(Por Ingrid Vogl e Laura Gonçalves)

A última meta do Plano Municipal de Educação de Campinas, a de nº 22,“Relações Étnico-Raciais – O negro e o indígena brasileiro” aborda a criação e consolidação das políticas públicas educacionais que garantam a inclusão da temática nos projetos pedagógicos das unidades escolares. O objetivo é incentivar, garantir e promover a discussão da cultura afro-brasileira e indígena nas salas de aula e comunidades escolares.

Especialista no assunto, o professor e pesquisador da Faculdade de Ciências e Letras da Unesp e pós-doutorado em Educação pela Universidade de Campinas, Dagoberto Fonseca, falou com o Compromisso Campinas pela Educação sobre a importância de se discutir os conteúdos curriculares que trabalham a história e a cultura afro-brasileira e indígena.

De acordo com o professor, os currículos devem se fundamentar em princípios que vão orientar para uma educação antirracista.  As diretrizes curriculares para a educação das Relações Étnico-Raciais e para o ensino de História e Cultura Afro-Brasileira, Africana e Indígena, sugerem procedimentos valiosos para que os educadores pratiquem um currículo que seja, de fato, a transmissão cultural de um patrimônio de conhecimentos, valores, símbolos, constituído ao longo de gerações.

Por outro lado, o professor afirma que a desigualdade social permanece e isso acaba sendo refletido na sala de aula. “Precisamos refletir sobre a influência do racismo nas relações sociais e o impacto que isso causa na sociedade. Ainda existe o preconceito, a piada e a discriminação.  Isso mantém uma situação de desigualdade que as políticas públicas não conseguem sanar”, falou.

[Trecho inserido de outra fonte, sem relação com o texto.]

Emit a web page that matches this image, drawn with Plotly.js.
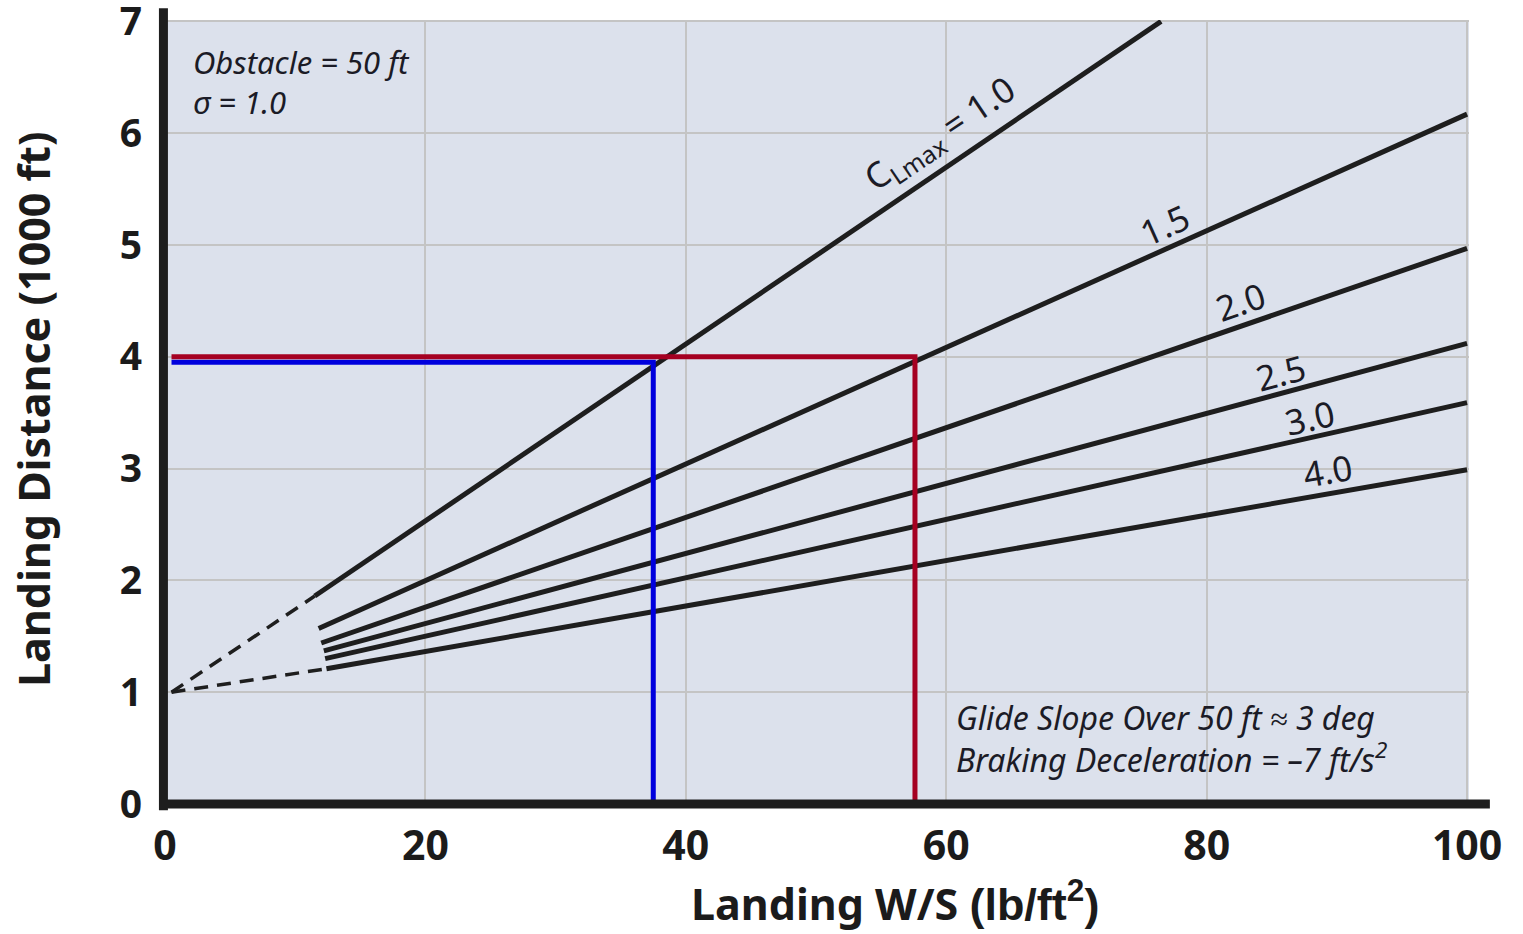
<!DOCTYPE html>
<html>
<head>
<meta charset="utf-8">
<script src="https://cdn.plot.ly/plotly-3.0.1.min.js"></script>
<style>html,body{margin:0;padding:0;background:#fff;}#chart{width:1523px;height:934px;}</style>
</head>
<body>
<div id="chart"></div>
<script>
// CLmax curves (landing distance in 1000 ft vs landing W/S in lb/ft^2)
const clmaxLabels = ['C<sub>Lmax</sub> = 1.0', '1.5', '2.0', '2.5', '3.0', '4.0'];
const xStart = [11.5, 11.8, 12.0, 12.2, 12.3, 12.4];
const yStart = [1.86, 1.57, 1.44, 1.37, 1.30, 1.21];
const xEnd   = [76.5, 100, 100, 100, 100, 100];
const yEnd   = [7.0, 6.17, 4.97, 4.12, 3.59, 2.99];
// dashed extrapolation to origin point
const dashOriginX = 0.5;
const dashOriginY = 1.0;
// label positions / angles
const labelX = [59.5, 76.8, 82.6, 85.7, 87.9, 89.3];
const labelY = [5.99, 5.18, 4.49, 3.86, 3.46, 2.98];
const labelAngle = [-34, -24, -19, -15, -12.5, -10];
// example reading lines
const blueX = [0.5, 37.5, 37.5];
const blueY = [3.95, 3.95, 0];
const redX = [0.5, 57.6, 57.6];
const redY = [4.0, 4.0, 0];

const xTicks = [0, 20, 40, 60, 80, 100];
const yTicks = [0, 1, 2, 3, 4, 5, 6, 7];

const traces = [];
for (let i = 0; i < clmaxLabels.length; i++) {
  traces.push({
    x: [xStart[i], xEnd[i]], y: [yStart[i], yEnd[i]],
    mode: 'lines', line: {color: '#1e1e1e', width: 5}, hoverinfo: 'skip', showlegend: false, cliponaxis: false
  });
}
// dashed segments for outer curves
[0, 5].forEach(i => {
  traces.push({
    x: [dashOriginX, xStart[i]], y: [dashOriginY, yStart[i]],
    mode: 'lines', line: {color: '#1e1e1e', width: 3.5, dash: '14px,9px'}, hoverinfo: 'skip', showlegend: false
  });
});
traces.push({x: blueX, y: blueY, mode: 'lines', line: {color: '#0000dd', width: 5}, showlegend: false, cliponaxis: false});
traces.push({x: redX, y: redY, mode: 'lines', line: {color: '#a50021', width: 5}, showlegend: false, cliponaxis: false});

const annotations = clmaxLabels.map((t, i) => ({
  x: labelX[i], y: labelY[i], xref: 'x', yref: 'y', text: t, showarrow: false,
  textangle: labelAngle[i], font: {family: 'Noto Sans', size: 35, color: '#1b1b26'}
}));
annotations.push({
  x: 0.02, y: 0.976, xref: 'paper', yref: 'paper', xanchor: 'left', yanchor: 'top', align: 'left',
  text: '<i>Obstacle = 50 ft<br>σ = 1.0</i>', showarrow: false,
  font: {family: 'Noto Sans', size: 31, color: '#1b1b26'}
});
annotations.push({
  x: 0.605, y: 0.14, xref: 'paper', yref: 'paper', xanchor: 'left', yanchor: 'top', align: 'left',
  text: '<i>Glide Slope Over 50 ft ≈ 3 deg<br>Braking Deceleration = –7 ft/s<sup>2</sup></i>', showarrow: false,
  font: {family: 'Noto Sans', size: 32, color: '#1b1b26'}
});
// axis titles
annotations.push({
  x: 0.56, y: -0.125, xref: 'paper', yref: 'paper', xanchor: 'center', yanchor: 'middle', showarrow: false,
  text: '<b>Landing W/S</b> <b><span style="font-family:Liberation Sans;font-size:45px">(lb/ft<sup>2</sup>)</span></b>',
  font: {family: 'Noto Sans', size: 43, color: '#1b1b1b'}
});
annotations.push({
  x: -0.101, y: 0.503, xref: 'paper', yref: 'paper', xanchor: 'center', yanchor: 'middle', showarrow: false,
  textangle: -90, text: '<b>Landing Distance (1000 ft)</b>',
  font: {family: 'Noto Sans', size: 43, color: '#1b1b1b'}
});

const layout = {
  width: 1523, height: 934,
  margin: {l: 165, r: 54, t: 20, b: 130},
  paper_bgcolor: '#ffffff', plot_bgcolor: '#dce1ec',
  showlegend: false,
  xaxis: {
    range: [0, 100.15], tickvals: xTicks, ticktext: xTicks.map(String),
    showgrid: true, gridcolor: '#c4c4c4', gridwidth: 2, zeroline: false, showline: false,
    ticks: '', ticklabelstandoff: 14, ticklabeloverflow: 'allow',
    tickfont: {family: 'Noto Sans', size: 41, color: '#1b1b1b', weight: 'bold'}
  },
  yaxis: {
    range: [0, 7.012], tickvals: yTicks, ticktext: yTicks.map(String),
    showgrid: true, gridcolor: '#c4c4c4', gridwidth: 2, zeroline: false, showline: false,
    ticks: '', ticklabelstandoff: 22, ticklabeloverflow: 'allow',
    tickfont: {family: 'Noto Sans', size: 39, color: '#1b1b1b', weight: 'bold'}
  },
  shapes: [
    {type: 'line', xref: 'paper', yref: 'paper', x0: -0.0012, x1: -0.0012, y0: -0.008, y1: 1.015, line: {color: '#1e1e1e', width: 9}},
    {type: 'line', xref: 'paper', yref: 'paper', x0: -0.004, x1: 1.016, y0: 0.0, y1: 0.0, line: {color: '#1e1e1e', width: 9}}
  ],
  annotations: annotations
};

Plotly.newPlot('chart', traces, layout, {displayModeBar: false, staticPlot: true});
</script>
</body>
</html>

Para o professor é urgente a adoção de políticas que visem eliminar a ideologia preconceituosa e racista da sociedade, sensibilizando os cidadãos e agentes públicos da necessidade de uma transformação cultural que potencialize as políticas públicas e eliminem a desigualdade que ainda afetam a negros. “Como vamos ensinar as relações étnico-raciais nas salas de aula se não existe respeito? Se a sociedade é racista, se os negros são associados à violência? Isso precisa mudar com urgência. Apesar de todos os esforços e ações desenvolvidas, o racismo no Brasil ainda persiste, e atinge a população negra”, afirmou.

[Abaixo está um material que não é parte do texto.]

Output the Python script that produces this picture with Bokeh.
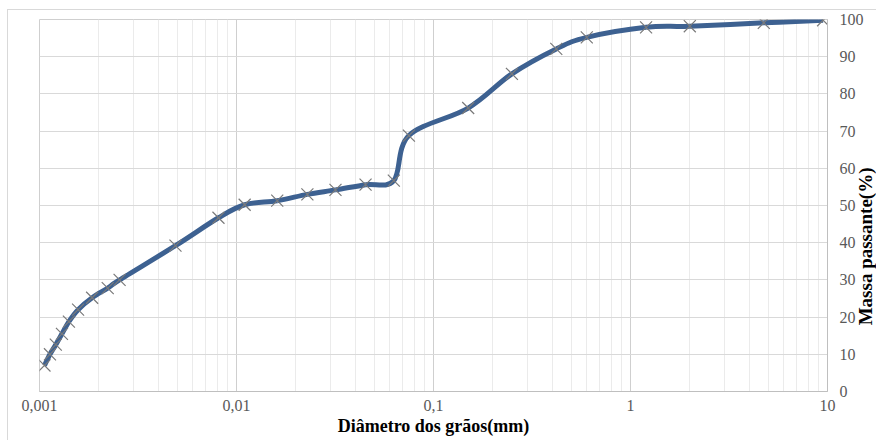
import math
from bokeh.plotting import figure
from bokeh.models import Range1d, FixedTicker, CustomJSTickFormatter, Label
from bokeh.embed import file_html
from bokeh.resources import INLINE

# ---- data ----
diametro_mm = [0.00106, 0.00113, 0.00121, 0.00130, 0.00141, 0.00157, 0.00185,
               0.00222, 0.00255, 0.0049, 0.0081, 0.0110, 0.0161, 0.0229,
               0.0318, 0.0452, 0.0629, 0.075, 0.15, 0.25, 0.42, 0.6, 1.2,
               2.0, 4.75, 9.5]
passante_pct = [7.0, 10.0, 12.6, 15.5, 18.8, 22.0, 25.2, 27.8, 30.0, 39.2,
                46.7, 50.2, 51.3, 53.0, 54.2, 55.6, 56.7, 68.8, 76.2, 85.4,
                92.1, 95.2, 97.9, 98.2, 99.1, 99.8]
x_ticks = [0.001, 0.01, 0.1, 1, 10]
y_ticks = [0, 10, 20, 30, 40, 50, 60, 70, 80, 90, 100]
x_title = "Diâmetro dos grãos(mm)"
y_title = "Massa passante(%)"

SERIF = "Liberation Serif"
LINE_COLOR = "#3d6191"

p = figure(width=869, height=431, x_axis_type="log", y_axis_location="right",
           x_range=Range1d(0.001, 10), y_range=Range1d(0, 100),
           output_backend="svg", toolbar_location=None,
           min_border_left=31, min_border_top=9, min_border_right=50,
           min_border_bottom=50, margin=(9, 0, 0, 7))
p.styles = {"border-left": "1px solid #d9d9d9", "border-top": "1px solid #d9d9d9"}
p.background_fill_color = "white"
p.border_fill_color = "white"
p.outline_line_color = "#cfcfcf"

# axes
minor = [m * 10 ** e for e in range(-3, 1) for m in range(2, 10)]
p.xaxis.ticker = FixedTicker(ticks=x_ticks, minor_ticks=minor)
p.xaxis.formatter = CustomJSTickFormatter(code="return tick.toString().replace('.', ',');")
p.yaxis.ticker = FixedTicker(ticks=y_ticks)
for ax in (p.xaxis, p.yaxis):
    ax.major_tick_out = 0
    ax.major_tick_in = 0
    ax.minor_tick_out = 0
    ax.minor_tick_in = 0
    ax.axis_line_color = "#bfbfbf"
    ax.major_label_text_font = SERIF
    ax.major_label_text_font_size = "16px"
    ax.major_label_text_color = "#595959"
p.xaxis.major_label_standoff = 8
p.yaxis.major_label_standoff = 12
p.xaxis.axis_label = x_title
p.xaxis.axis_label_standoff = 2
p.xaxis.axis_label_text_font = SERIF
p.xaxis.axis_label_text_font_style = "bold"
p.xaxis.axis_label_text_font_size = "18px"
p.xaxis.axis_label_text_color = "#000000"

# grids
p.xgrid.grid_line_color = "#cfcfcf"
p.xgrid.minor_grid_line_color = "#ebebeb"
p.ygrid.grid_line_color = "#d9d9d9"

# smooth curve (Catmull-Rom Bezier through the data in log-x space)
lx = [math.log10(v) for v in diametro_mm]
ly = passante_pct
n = len(lx)
x0, y0, x1, y1, cx0, cy0, cx1, cy1 = [], [], [], [], [], [], [], []
for i in range(n - 1):
    a = max(i - 1, 0)
    d = min(i + 2, n - 1)
    x0.append(diametro_mm[i]); y0.append(ly[i])
    x1.append(diametro_mm[i + 1]); y1.append(ly[i + 1])
    cx0.append(10 ** (lx[i] + (lx[i + 1] - lx[a]) / 6)); cy0.append(ly[i] + (ly[i + 1] - ly[a]) / 6)
    cx1.append(10 ** (lx[i + 1] - (lx[d] - lx[i]) / 6)); cy1.append(ly[i + 1] - (ly[d] - ly[i]) / 6)
p.bezier(x0=x0, y0=y0, x1=x1, y1=y1, cx0=cx0, cy0=cy0, cx1=cx1, cy1=cy1,
         line_color=LINE_COLOR, line_width=5)
p.scatter(diametro_mm, passante_pct, marker="x", size=17,
          line_color="#7a7a7a", line_width=1.2)

# right-hand axis title (held in the roomy left panel so it is not clipped and
# does not shrink the plot frame; positioned by the frame's scales)
lab_x = 10 ** (1 + 38 / 197.0)
p.add_layout(Label(x=lab_x, y=39, text=y_title, angle=math.pi / 2,
                   text_align="center", text_baseline="middle",
                   text_font=SERIF, text_font_style="bold",
                   text_font_size="19px", text_color="#000000"), "left")

open("out.html", "w").write(file_html(p, INLINE))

De acordo com Dagoberto, a Lei 10.639, que entrou em vigor em 09 de janeiro de 2003, não está totalmente implantada e existem obstáculos para sua efetivação ligados à dificuldade da população em ter um olhar para a diversidade.

“O primeiro obstáculo é termos uma sociedade marcada fundamentalmente pelo racismo. Nós temos que considerar a dificuldade de uma Lei que chega muito tarde, em pleno século 21, quando deveria se dar no século 20. Outro agravante é que nossa sociedade é profundamente marcada por uma visão cristã, que enxerga no cristianismo a única possibilidade de dizer a verdade. E tudo isso gera uma dificuldade em trabalhar o conteúdo sobre a população afro-brasileira e africana em sala de aula. É preciso refletir sobre o desafio da Lei que é justamente a dificuldade da gente olhar a diversidade e enxergar as diferenças, e não fazer disso a desigualdade e estabelecer um vínculo com a marginalidade”, frisou Dagoberto.

Formação de professores

O professor também falou sobre a falta de formação de professores nesta área de conhecimento. “Poucas pessoas dominam esse conteúdo. É necessário ter formação para professores para que haja um corpo maior de docentes capacitados”, avaliou.

Sobre os tipos de abordagens das questões sobre africanidade em sala de aula, Dagoberto ressaltou dois tipos de trabalho pedagógico possíveis. Segundo ele, há a possibilidade de abordar o assunto de maneira disciplinar. Esta ideia está presente principalmente nas universidades federais, que fizeram contratações de professores fundamentalmente na área de ciências sociais e história, para ministrar essa disciplina. Nas universidades estaduais paulistas, por exemplo, na USP, UNESP e Unicamp, o que se tem feito é um trabalho que tem caráter mais transdisciplinar e que faz com que o conteúdo possa ser trabalhado em diversas disciplinas.

Metas

Desde 2015, quando o Plano Municipal de Educação foi aprovado, a Fundação FEAC vem colocando o assunto em evidência e para isso, criou uma série de matérias que abordou todas as 22 metas do PME. Foram feitas entrevistas com especialistas sobre o panorama atual, desafios e possíveis caminhos para o cumprimento de cada uma das metas estabelecidas no documento.